Though the New York Times now has an article of their own up, noting:
For nearly a year, Ms Madlala-Routledge has been leading the Health Ministry’s campaign against AIDS while the health minister was sidelined by illness. AIDS workers say that Ms. Madlala-Routledge was partly responsible for ending five years or more of government indecision and occasional denial of the scope of the epidemic.
Christine Gorman, however, beat the NY Times to the punch, and further discusses what the loss of Madlala-Routledge may mean to South Africa:
The most immediate casualty, apart from the deputy minister herself, may be South Africa’s newly developed National Strategic Plan for AIDS (2007-2011), a highly regarded and forward-thinking blueprint for tackling the crushing HIV epidemic in that country. Nozizwe Madlala-Routledge played a major role in getting the plan pulled together, which was developed with input from many health experts inside and outside of government as well as civil society leaders.
Exactly why she was fired remains unclear. The “official” story seems to be that she took an unauthorized trip at taxpayer expense, but Gorman notes that this is murky:
…rumors were rife in South Africa that she had been given permission to go, which was then revoked while she was in the air. As soon as she learned about the change, she took the next available flight home, without even attending the conference.

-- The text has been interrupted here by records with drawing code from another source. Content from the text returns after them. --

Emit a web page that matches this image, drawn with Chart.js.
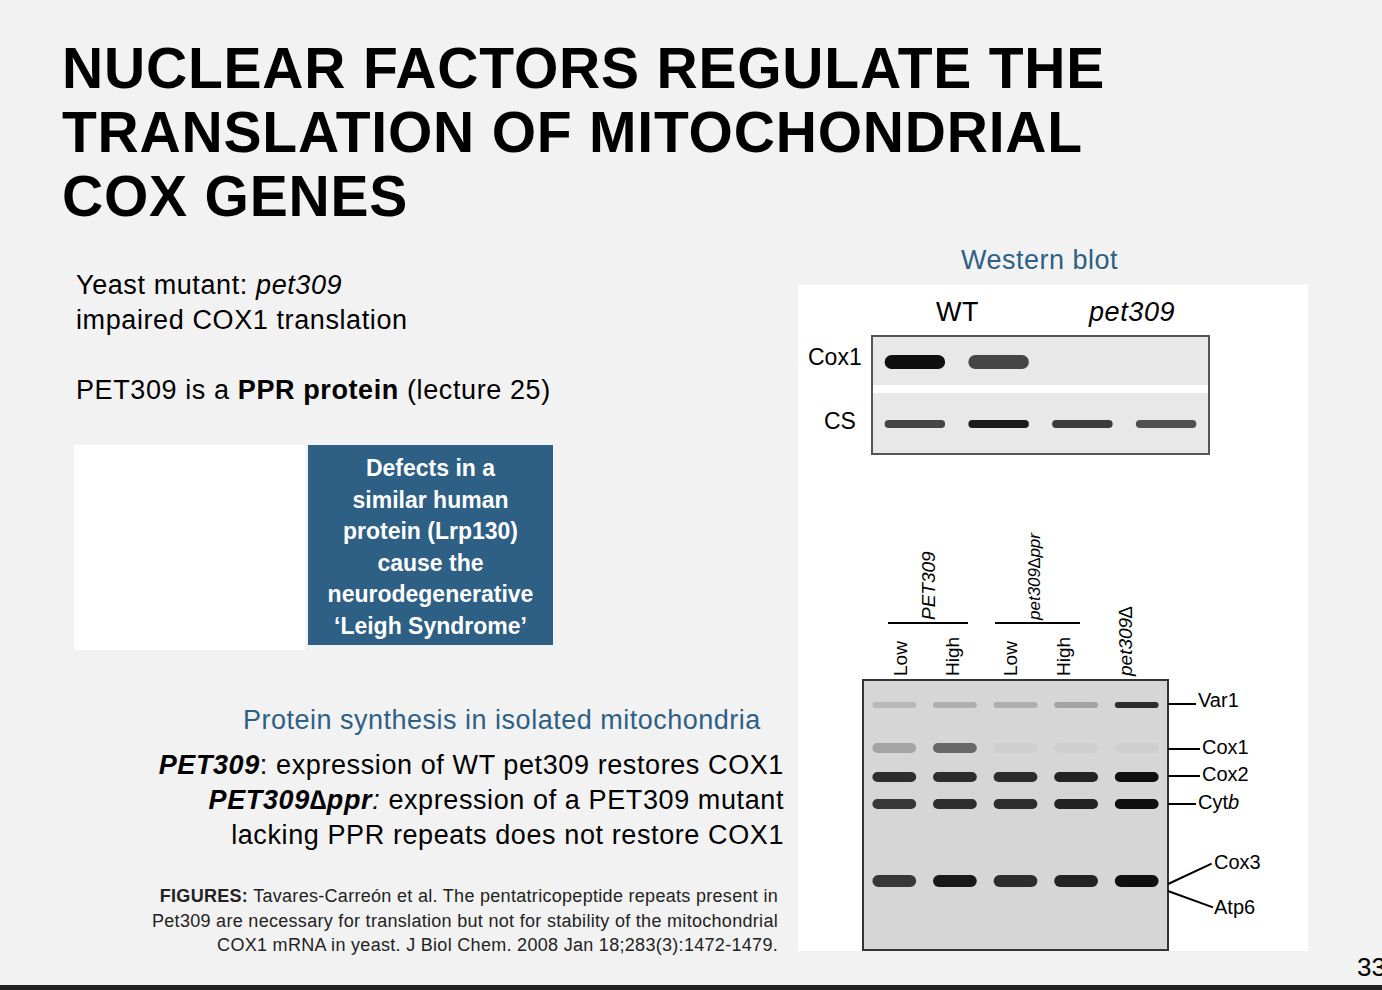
<!DOCTYPE html>
<html><head><meta charset="utf-8">
<script src="https://cdn.jsdelivr.net/npm/chart.js@4"></script>
<style>
body{margin:0;width:1382px;height:990px;background:#f2f2f2;font-family:"Liberation Sans",Arial,sans-serif;position:relative;overflow:hidden}
.a{position:absolute}
h1{position:absolute;left:62px;top:36px;margin:0;font-size:57px;line-height:64px;font-weight:bold;color:#000;letter-spacing:0.8px}
.t{font-size:27px;color:#000;letter-spacing:0.6px}
.blue{color:#2e5f85;letter-spacing:0.5px}
.rot{position:absolute;transform:rotate(-90deg);transform-origin:left top;font-size:19px;white-space:nowrap}
.ln{position:absolute;background:#000}
</style></head><body>
<h1>NUCLEAR FACTORS REGULATE THE<br>TRANSLATION OF MITOCHONDRIAL<br>COX GENES</h1>
<div class="a t" style="left:76px;top:268px;line-height:35px">Yeast mutant: <i>pet309</i><br>impaired COX1 translation</div>
<div class="a t" style="left:76px;top:375px">PET309 is a <b>PPR protein</b> (lecture 25)</div>
<div class="a" style="left:74px;top:445px;width:231px;height:205px;background:#fff"></div>
<div class="a" style="left:308px;top:445px;width:245px;height:200px;background:#2e5f85;color:#fff;font-weight:bold;font-size:23px;line-height:31.5px;text-align:center;padding-top:8px;box-sizing:border-box">Defects in a<br>similar human<br>protein (Lrp130)<br>cause the<br>neurodegenerative<br>‘Leigh Syndrome’</div>
<div class="a blue" style="left:243px;top:705px;font-size:27px">Protein synthesis in isolated mitochondria</div>
<div class="a t" style="right:598px;top:748px;text-align:right;line-height:35px"><b><i>PET309</i></b>: expression of WT pet309 restores COX1<br><b><i>PET309∆ppr</i></b><i>:</i> expression of a PET309 mutant<br>lacking PPR repeats does not restore COX1</div>
<div class="a" style="right:604px;top:884px;text-align:right;font-size:18px;line-height:24.5px;color:#222;letter-spacing:0.3px"><b>FIGURES:</b> Tavares-Carreón et al. The pentatricopeptide repeats present in<br>Pet309 are necessary for translation but not for stability of the mitochondrial<br>COX1 mRNA in yeast. J Biol Chem. 2008 Jan 18;283(3):1472-1479.</div>
<div class="a blue" style="left:961px;top:245px;font-size:27px">Western blot</div>
<div class="a" style="left:798px;top:285px;width:510px;height:666px;background:#fff"></div>
<div class="a t" style="left:936px;top:297px">WT</div>
<div class="a t" style="left:1089px;top:297px"><i>pet309</i></div>
<div class="a" style="left:808px;top:344px;font-size:23px">Cox1</div>
<div class="a" style="left:824px;top:408px;font-size:23px">CS</div>
<div class="a" style="left:871px;top:335px;width:335px;height:116px;border:2px solid #555;background:#e8e8e8"></div>
<div class="a" style="left:873px;top:385px;width:335px;height:8px;background:#fff"></div>
<div class="a" style="left:873px;top:337px;width:335px;height:116px"><canvas id="wb"></canvas></div>
<div class="a" style="left:862px;top:679px;width:303px;height:268px;border:2px solid #333;background:#d6d6d6"></div>
<div class="a" style="left:864px;top:681px;width:303px;height:268px"><canvas id="gel"></canvas></div>
<div class="rot" style="left:890px;top:676px">Low</div>
<div class="rot" style="left:942px;top:676px">High</div>
<div class="rot" style="left:1000px;top:676px">Low</div>
<div class="rot" style="left:1053px;top:676px">High</div>
<div class="rot" style="left:1115px;top:676px;font-style:italic">pet309∆</div>
<div class="rot" style="left:918px;top:620px;font-style:italic">PET309</div>
<div class="rot" style="left:1025px;top:620px;font-style:italic;font-size:17px">pet309∆ppr</div>
<div class="ln" style="left:888px;top:622px;width:80px;height:1.5px"></div>
<div class="ln" style="left:995px;top:622px;width:85px;height:1.5px"></div>
<div class="a" style="left:1198px;top:689px;font-size:20px">Var1</div>
<div class="a" style="left:1202px;top:736px;font-size:20px">Cox1</div>
<div class="a" style="left:1202px;top:763px;font-size:20px">Cox2</div>
<div class="a" style="left:1198px;top:791px;font-size:20px">Cyt<i>b</i></div>
<div class="a" style="left:1214px;top:851px;font-size:20px">Cox3</div>
<div class="a" style="left:1214px;top:896px;font-size:20px">Atp6</div>
<div class="ln" style="left:1168px;top:703px;width:28px;height:1.5px"></div>
<div class="ln" style="left:1168px;top:748px;width:32px;height:1.5px"></div>
<div class="ln" style="left:1168px;top:775px;width:32px;height:1.5px"></div>
<div class="ln" style="left:1168px;top:803px;width:28px;height:1.5px"></div>
<div class="ln" style="left:1168px;top:883px;width:48px;height:1.5px;transform:rotate(-25deg);transform-origin:left"></div>
<div class="ln" style="left:1168px;top:890px;width:48px;height:1.5px;transform:rotate(20deg);transform-origin:left"></div>
<div class="a" style="left:1357px;top:952px;font-size:26px">33</div>
<div class="a" style="left:0;top:985px;width:1382px;height:5px;background:#222"></div>
<script>
// Western blot data
const wbLanes = ["WT-1","WT-2","pet309-1","pet309-2"];
const wbRows = ["Cox1","CS"];
const wbRowPos = [25, 87];
const wbCox1 = [1.0, 0.75, 0.0, 0.0];
const wbCS = [0.75, 0.95, 0.8, 0.7];
// Gel data
const gelLanes = ["PET309 Low","PET309 High","pet309Δppr Low","pet309Δppr High","pet309Δ"];
const bandNames = ["Var1","Cox1","Cox2","Cytb","Cox3/Atp6"];
const bandPos = [24, 67, 96, 123, 200];
const gVar1 = [0.15, 0.2, 0.2, 0.25, 0.85];
const gCox1 = [0.25, 0.55, 0.03, 0.03, 0.03];
const gCox2 = [0.85, 0.85, 0.85, 0.9, 1.0];
const gCytb = [0.8, 0.85, 0.85, 0.9, 1.0];
const gCox3 = [0.8, 0.95, 0.85, 0.9, 1.0];

function ds(vals, pos, h){
  return {data: vals.map(()=>[pos-h,pos+h]),
    backgroundColor: vals.map(v=>`rgba(15,15,15,${v})`),
    borderRadius: 20, borderSkipped:false, categoryPercentage:0.85, barPercentage:0.85, grouped:false};
}
const common = {responsive:true,maintainAspectRatio:false,animation:false,
  plugins:{legend:{display:false},tooltip:{enabled:false}},layout:{padding:0}};
new Chart(document.getElementById('wb'),{type:'bar',
  data:{labels:wbLanes,datasets:[ds(wbCox1,wbRowPos[0],7),ds(wbCS,wbRowPos[1],4)]},
  options:{...common,scales:{x:{display:false},y:{display:false,min:0,max:116,reverse:true}}}});
const gds=[ds(gVar1,bandPos[0],3),ds(gCox1,bandPos[1],5),ds(gCox2,bandPos[2],5),ds(gCytb,bandPos[3],5),ds(gCox3,bandPos[4],6)];
new Chart(document.getElementById('gel'),{type:'bar',
  data:{labels:gelLanes,datasets:gds},
  options:{...common,scales:{x:{display:false},y:{display:false,min:0,max:268,reverse:true}}}});
</script>
</body></html>
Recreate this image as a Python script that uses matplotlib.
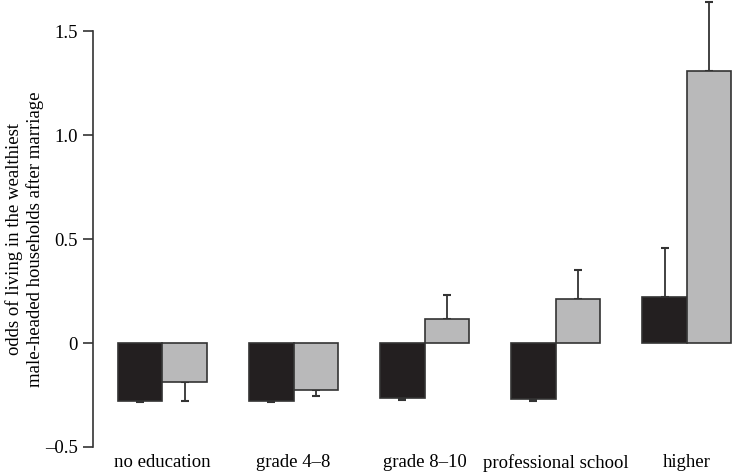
import numpy as np
import matplotlib
matplotlib.use('Agg')
import matplotlib.pyplot as plt

categories = ['no education', 'grade 4\u20138', 'grade 8\u201310', 'professional school', 'higher']
black_vals = [-0.279, -0.279, -0.264, -0.27, 0.22]
grey_vals = [-0.1875, -0.226, 0.115, 0.21, 1.31]
black_err = [0.004, 0.004, 0.01, 0.01, 0.235]
grey_err = [0.09, 0.03, 0.115, 0.14, 0.33]
ytick_vals = [-0.5, 0, 0.5, 1.0, 1.5]
ytick_labels = ['\u20130.5', '0', '0.5', '1.0', '1.5']

plt.rcParams['font.family'] = ['Liberation Serif', 'DejaVu Serif']
fs = 13.5

fig = plt.figure(figsize=(7.34, 4.74), dpi=100)
ax = fig.add_axes([0.1267, 0.057, 0.8733, 0.943])

x = np.arange(len(categories))
w = 0.34
edge = '#333333'


def draw(xpos, vals, errs, color):
    ax.bar(xpos, vals, width=w, color=color, edgecolor=edge, linewidth=1.2, zorder=2)
    for xi, v, e in zip(xpos, vals, errs):
        # error bar drawn only away from zero
        lo = [0] if v >= 0 else [e]
        hi = [e] if v >= 0 else [0]
        ax.errorbar([xi], [v], yerr=[lo, hi], fmt='none', ecolor=edge,
                    elinewidth=1.3, capsize=3, capthick=1.5, zorder=1)


draw(x - w / 2, black_vals, black_err, '#231f20')
draw(x + w / 2, grey_vals, grey_err, '#b9b9ba')

ax.set_xlim(-0.53, 4.36)
ax.set_ylim(-0.5, 1.65)
ax.set_yticks(ytick_vals)
ax.set_yticklabels(ytick_labels, fontsize=fs)
ax.set_xticks(x)
ax.set_xticklabels(categories, fontsize=fs)
ax.tick_params(axis='x', length=0, pad=5)
ax.tick_params(axis='y', length=7.5, width=1.2, color=edge, pad=3.5)
for s in ['top', 'right', 'bottom']:
    ax.spines[s].set_visible(False)
ax.spines['left'].set_color(edge)
ax.spines['left'].set_linewidth(1.2)
ax.spines['left'].set_bounds(-0.5, 1.5)

fig.text(0.0334, 0.496, 'odds of living in the wealthiest\nmale-headed households after marriage',
         rotation=90, ha='center', va='center', fontsize=fs, linespacing=1.2)

fig.savefig('out.png', dpi=100)
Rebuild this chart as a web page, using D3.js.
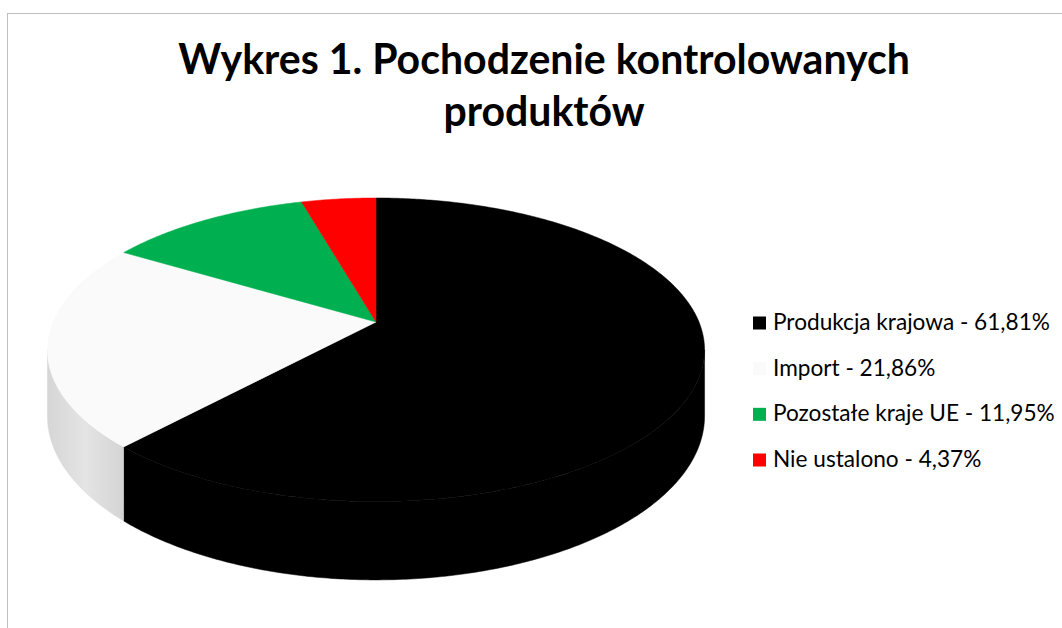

Meanwhile, Madlala-Routledge had recently taken another trip, also said to have angered Mbeki and Tshabalala-Msimang:
The last straw for Mbeki and Tshabalala-Msimang, who has apparently made a full recovery, was when the deputy minister of health made an unannounced visit to a maternity hospital in the Eastern Cape. There, Madlala-Routledge found that the appalling conditions described by a local newspaper report were in fact true and that mothers and babies were dying needlessly.
Madlala-Routledge’s call for reform at the hospital was treated as insubordination by the Minister of Health. The ANC newsletter attacked the press reports as “dramatic but false” even as the Minister of Health began launching many of the needed changes.
Not surprisingly, groups nationally and internationally are criticizing Mbeki’s action; this will reverberate for a long time yet.